Waterloo Chamber Players

March 2, 2025

Matthew Jones, Guest Conductor

Matthew Jones

Conductor, recorder virtuoso and cellist Matthew Jones is proud that his career has spanned the length and breadth of Ontario as the current artistic director to the Etobicoke Philharmonic Orchestra, Kitchener Waterloo Chamber Orchestra and the newly minted Kitchener Waterloo Youth Orchestra, and conductor laureate with Timmins Symphony Orchestra in the North East of Ontario. 

Matthew graduated from Wilfrid Laurier University where he studied Cello performance. His conducting studies include the Conductor’s Institute at The Hartt School, University of Connecticut, and the Oregon Bach Festival under the guidance of Helmuth Rilling. Among his earliest conducting experiences were those with Waterloo Chamber Players from 1999 – 2001.
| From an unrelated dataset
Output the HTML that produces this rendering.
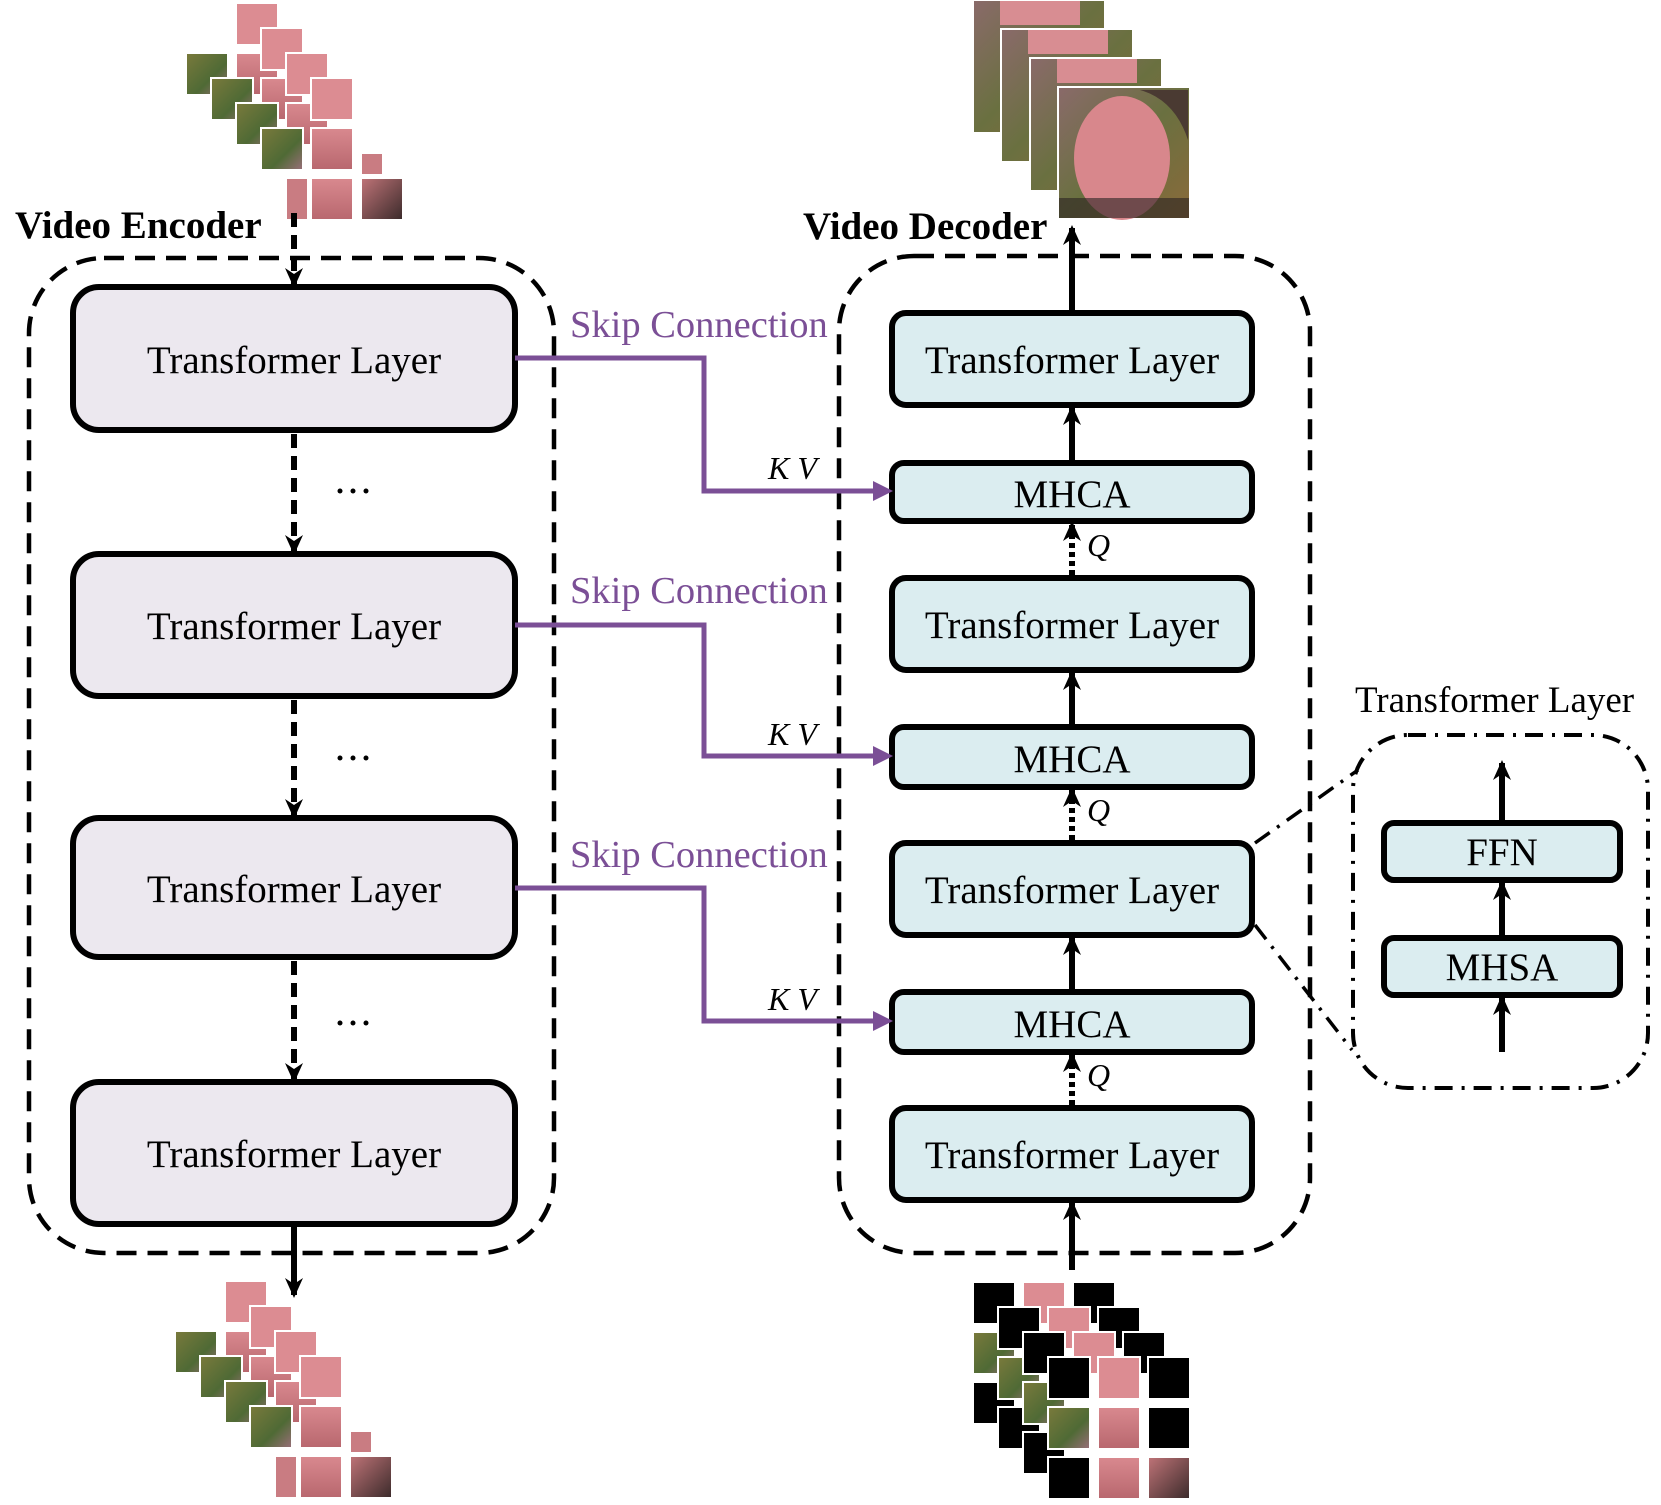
<!DOCTYPE html>
<html><head><meta charset="utf-8"><style>
html,body{margin:0;padding:0;background:#fff;}
svg{display:block;}
text{font-family:"Liberation Serif",serif;}
</style></head><body>
<svg width="1661" height="1505" viewBox="0 0 1661 1505" xmlns="http://www.w3.org/2000/svg">
<defs>
<marker id="ah" markerWidth="20" markerHeight="18" refX="17" refY="9" orient="auto" markerUnits="userSpaceOnUse" viewBox="0 0 20 18"><path d="M0,0 L20,9 L0,18 L6,9 Z" fill="#000"/></marker>
<linearGradient id="gr" x1="0" y1="0" x2="1" y2="1"><stop offset="0" stop-color="#7a7a3c"/><stop offset="0.6" stop-color="#4f6a35"/><stop offset="1" stop-color="#9a6f7a"/></linearGradient>
<linearGradient id="fc" x1="0" y1="0" x2="0" y2="1"><stop offset="0" stop-color="#d9898f"/><stop offset="1" stop-color="#b8676e"/></linearGradient>
<linearGradient id="dk" x1="0" y1="0" x2="1" y2="1"><stop offset="0" stop-color="#c07478"/><stop offset="1" stop-color="#3a2a2a"/></linearGradient>
<linearGradient id="bg" x1="0" y1="0" x2="1" y2="1"><stop offset="0" stop-color="#8a6a6a"/><stop offset="0.5" stop-color="#6a7040"/><stop offset="1" stop-color="#8a6a3a"/></linearGradient>
<g id="pf">
<rect x="50" y="0" width="42" height="42" fill="#dc8c92"/>
<rect x="0" y="50" width="42" height="42" fill="url(#gr)"/>
<rect x="50" y="50" width="42" height="42" fill="url(#fc)"/>
</g>
<g id="mf">
<rect x="0" y="0" width="42" height="42" fill="#000"/>
<rect x="50" y="0" width="42" height="42" fill="#dc8c92"/>
<rect x="100" y="0" width="42" height="42" fill="#000"/>
<rect x="0" y="50" width="42" height="42" fill="url(#gr)"/>
<rect x="0" y="100" width="42" height="42" fill="#000"/>
</g>
</defs>

<!-- top-left patches -->
<g stroke="#fff" stroke-width="2">
<use href="#pf" x="186" y="3"/>
<use href="#pf" x="211" y="28"/>
<use href="#pf" x="236" y="53"/>
<g transform="translate(261,78)">
<rect x="50" y="0" width="42" height="42" fill="#dc8c92"/>
<rect x="0" y="50" width="42" height="42" fill="url(#gr)"/>
<rect x="50" y="50" width="42" height="42" fill="url(#fc)"/>
<rect x="100" y="75" width="22" height="22" fill="#c97c82"/>
<rect x="25" y="100" width="22" height="42" fill="#c97c82"/>
<rect x="50" y="100" width="42" height="42" fill="url(#fc)"/>
<rect x="100" y="100" width="42" height="42" fill="url(#dk)"/>
</g>
</g>

<!-- bottom-left patches -->
<g stroke="#fff" stroke-width="2">
<use href="#pf" x="175" y="1281"/>
<use href="#pf" x="200" y="1306"/>
<use href="#pf" x="225" y="1331"/>
<g transform="translate(250,1356)">
<rect x="50" y="0" width="42" height="42" fill="#dc8c92"/>
<rect x="0" y="50" width="42" height="42" fill="url(#gr)"/>
<rect x="50" y="50" width="42" height="42" fill="url(#fc)"/>
<rect x="100" y="75" width="22" height="22" fill="#c97c82"/>
<rect x="25" y="100" width="22" height="42" fill="#c97c82"/>
<rect x="50" y="100" width="42" height="42" fill="url(#fc)"/>
<rect x="100" y="100" width="42" height="42" fill="url(#dk)"/>
</g>
</g>

<!-- bottom-right masked patches -->
<g stroke="#fff" stroke-width="2">
<use href="#mf" x="973" y="1282"/>
<use href="#mf" x="998" y="1307"/>
<use href="#mf" x="1023" y="1332"/>
<g transform="translate(1048,1357)">
<rect x="0" y="0" width="42" height="42" fill="#000"/>
<rect x="50" y="0" width="42" height="42" fill="#dc8c92"/>
<rect x="100" y="0" width="42" height="42" fill="#000"/>
<rect x="0" y="50" width="42" height="42" fill="url(#gr)"/>
<rect x="50" y="50" width="42" height="42" fill="url(#fc)"/>
<rect x="100" y="50" width="42" height="42" fill="#000"/>
<rect x="0" y="100" width="42" height="42" fill="#000"/>
<rect x="50" y="100" width="42" height="42" fill="url(#fc)"/>
<rect x="100" y="100" width="42" height="42" fill="url(#dk)"/>
</g>
</g>

<!-- top-right faces -->
<g stroke="#fff" stroke-width="2">
<rect x="973" y="0" width="132" height="133" fill="url(#bg)"/>
<rect x="1001" y="29" width="132" height="133" fill="url(#bg)"/>
<rect x="1030" y="58" width="132" height="133" fill="url(#bg)"/>
<rect x="1058" y="87" width="132" height="132" fill="url(#bg)"/>
</g>
<rect x="1000" y="1" width="80" height="24" fill="#d88d92"/>
<rect x="1028" y="30" width="80" height="24" fill="#d88d92"/>
<rect x="1057" y="59" width="80" height="24" fill="#d88d92"/>
<ellipse cx="1122" cy="158" rx="48" ry="62" fill="#d8878c"/>
<path d="M1140,90 Q1175,100 1188,140 L1188,90 Z" fill="#4a3a32"/>
<rect x="1059" y="198" width="130" height="20" fill="#2a2222" opacity="0.6"/>

<!-- Encoder -->
<text x="15" y="238" font-size="39" font-weight="bold">Video Encoder</text>
<rect x="29" y="258" width="525" height="995" rx="75" fill="none" stroke="#000" stroke-width="4.5" stroke-dasharray="20 11"/>
<g fill="#ece8ef" stroke="#000" stroke-width="6">
<rect x="73" y="287" width="442" height="143" rx="26"/>
<rect x="73" y="554" width="442" height="142" rx="26"/>
<rect x="73" y="818" width="442" height="139" rx="26"/>
<rect x="73" y="1082" width="442" height="142" rx="26"/>
</g>
<g font-size="39" text-anchor="middle">
<text x="294" y="373">Transformer Layer</text>
<text x="294" y="639">Transformer Layer</text>
<text x="294" y="902">Transformer Layer</text>
<text x="294" y="1167">Transformer Layer</text>
</g>
<g stroke="#000" stroke-width="6" stroke-dasharray="14 8" fill="none" marker-end="url(#ah)">
<line x1="294" y1="213" x2="294" y2="285"/>
<line x1="294" y1="434" x2="294" y2="552"/>
<line x1="294" y1="700" x2="294" y2="816"/>
<line x1="294" y1="961" x2="294" y2="1080"/>
</g>
<line x1="294" y1="1227" x2="294" y2="1295" stroke="#000" stroke-width="6" marker-end="url(#ah)"/>
<g fill="#000">
<circle cx="340" cy="491" r="2.5"/><circle cx="353" cy="491" r="2.5"/><circle cx="366" cy="491" r="2.5"/>
<circle cx="340" cy="758" r="2.5"/><circle cx="353" cy="758" r="2.5"/><circle cx="366" cy="758" r="2.5"/>
<circle cx="340" cy="1023" r="2.5"/><circle cx="353" cy="1023" r="2.5"/><circle cx="366" cy="1023" r="2.5"/>
</g>

<!-- Decoder -->
<text x="803" y="239" font-size="39" font-weight="bold">Video Decoder</text>
<rect x="839" y="256" width="471" height="997" rx="75" fill="none" stroke="#000" stroke-width="4.5" stroke-dasharray="20 11"/>
<g fill="#dbedf0" stroke="#000" stroke-width="6">
<rect x="892" y="313" width="360" height="92" rx="14"/>
<rect x="892" y="463" width="360" height="58" rx="12"/>
<rect x="892" y="578" width="360" height="92" rx="14"/>
<rect x="892" y="727" width="360" height="60" rx="12"/>
<rect x="892" y="843" width="360" height="92" rx="14"/>
<rect x="892" y="992" width="360" height="60" rx="12"/>
<rect x="892" y="1108" width="360" height="92" rx="14"/>
</g>
<g font-size="39" text-anchor="middle">
<text x="1072" y="373">Transformer Layer</text>
<text x="1072" y="507">MHCA</text>
<text x="1072" y="638">Transformer Layer</text>
<text x="1072" y="772">MHCA</text>
<text x="1072" y="903">Transformer Layer</text>
<text x="1072" y="1037">MHCA</text>
<text x="1072" y="1168">Transformer Layer</text>
</g>
<g stroke="#000" stroke-width="6" fill="none" marker-end="url(#ah)">
<line x1="1072" y1="310" x2="1072" y2="228"/>
<line x1="1072" y1="460" x2="1072" y2="408"/>
<line x1="1072" y1="724" x2="1072" y2="673"/>
<line x1="1072" y1="989" x2="1072" y2="938"/>
<line x1="1072" y1="1270" x2="1072" y2="1203"/>
</g>
<g stroke="#000" stroke-width="6" stroke-dasharray="5 4" fill="none" marker-end="url(#ah)">
<line x1="1072" y1="575" x2="1072" y2="524"/>
<line x1="1072" y1="840" x2="1072" y2="790"/>
<line x1="1072" y1="1105" x2="1072" y2="1055"/>
</g>
<g font-size="32" font-style="italic">
<text x="1087" y="556">Q</text>
<text x="1087" y="821">Q</text>
<text x="1087" y="1086">Q</text>
<text x="768" y="479">K V</text>
<text x="768" y="745">K V</text>
<text x="768" y="1010">K V</text>
</g>

<!-- Skip connections -->
<g stroke="#7b4f96" stroke-width="5" fill="none">
<polyline points="515,358 704,358 704,491 878,491"/>
<polyline points="515,625 704,625 704,756 878,756"/>
<polyline points="515,888 704,888 704,1021 878,1021"/>
</g>
<g fill="#7b4f96">
<path d="M893,491 L873,481 L873,501 Z"/>
<path d="M893,756 L873,746 L873,766 Z"/>
<path d="M893,1021 L873,1011 L873,1031 Z"/>
</g>
<g font-size="38.5" fill="#7b4f96">
<text x="570" y="337">Skip Connection</text>
<text x="570" y="603">Skip Connection</text>
<text x="570" y="867">Skip Connection</text>
</g>

<!-- Side panel -->
<text x="1355" y="712" font-size="37">Transformer Layer</text>
<rect x="1353" y="735" width="295" height="353" rx="55" fill="none" stroke="#000" stroke-width="4" stroke-dasharray="18 9 3 9"/>
<line x1="1255" y1="843" x2="1358" y2="770" stroke="#000" stroke-width="3.5" stroke-dasharray="18 9 3 9"/>
<line x1="1255" y1="925" x2="1352" y2="1050" stroke="#000" stroke-width="3.5" stroke-dasharray="18 9 3 9"/>
<g fill="#dbedf0" stroke="#000" stroke-width="6">
<rect x="1384" y="823" width="236" height="57" rx="10"/>
<rect x="1384" y="938" width="236" height="57" rx="10"/>
</g>
<g font-size="39" text-anchor="middle">
<text x="1502" y="865">FFN</text>
<text x="1502" y="980">MHSA</text>
</g>
<g stroke="#000" stroke-width="6" fill="none" marker-end="url(#ah)">
<line x1="1502" y1="820" x2="1502" y2="763"/>
<line x1="1502" y1="935" x2="1502" y2="883"/>
<line x1="1502" y1="1052" x2="1502" y2="998"/>
</g>
</svg>
</body></html>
Mr. Jones enthusiastically advocates for the Arts in the community and beyond.  Under his leadership, the Timmins Symphony Orchestra was awarded the Prestigious Betty Webster Award for its contribution to Orchestral Music in Canada. 

Matthew has enjoyed conducting the Kitchener-Waterloo Symphony on several occasions, Sault Ste. Marie Symphony, and Georgian Bay Symphony as a guest conductor and working with the North Bay Symphony as part of a conductor exchange. 

Matthew delights in performing as a Recorder soloist and has performed with Waterloo Chamber Players several times.  He is particularly proud of his CD, Just Pipes in partnership with Organist, the late Jan Overduin.  

Matthew was honoured to serve as a board member for Orchestra’s Canada, Canada’s national voice of the Canadian orchestral community.  It has been Matthew’s great pleasure to serve all Canadian Orchestras by advocating for the continued support of symphonic music at the municipal, provincial, and federal levels of government.

Mark Vuorinen, Grand Philharmonic Choir Artistic Director

Mark Vuorinen

Mark Vuorinen is Artistic Director of the Grand Philharmonic Choir, The Elora Singers and the Elora Festival. He is also Associate Professor and Chair of Music at Conrad Grebel University College, University of Waterloo, where he is responsible for the choral music program. He holds a master’s degree in music from Yale University School of Music and Institute of Sacred Music, and earned the Doctor of Musical Arts degree from University of Toronto.

An advocate for new music, Mark has given premieres and Canadian premieres by many composers including Barbara Assiginaak, John Burge, Timothy Corlis, Jonathan Dove, Reena Esmail, Stephanie Marn, Robinson McClellan, Tawnie Olson, and James Whitbourn.

Concert highlights include performances of Beethoven’s Missa Solemnis, Benjamin Britten’s War Requiem, Arvo Pärt’s Credo and Passio, Richard Einhorn’s moving soundtrack, Voices of Light, as an accompaniment to the silent film The Passion of Joan of Arc, and the Canadian premiere of Craig Hella Johnson’s oratorio Considering Matthew Shepard.

A recipient of many awards, Mark was named the E. Stanley Sedar Scholar at Yale University and is a recipient of the Elmer Iseler National Graduate Fellowship in Choral Conducting from the University of Toronto. In 2016, Mark received the Leslie Bell Prize for Choral Conducting from the Ontario Arts Council and a National Choral Award (Outstanding Dissertation) from Choral Canada.

Mark’s research interests include the study of contemporary choral literature from the Baltic states, and in particular, the music of Arvo Pärt and Veljo Tormis. Mark was an invited lecturer at the Arvo Pärt Project’s Sounding the Sacred conference in New York City in May 2017. He is published in Circuit Musiques Contemporaines, The Research Memorandum Series of Chorus America, and Principles of Music Composing of the Lithuanian Academy of Music and Theatre.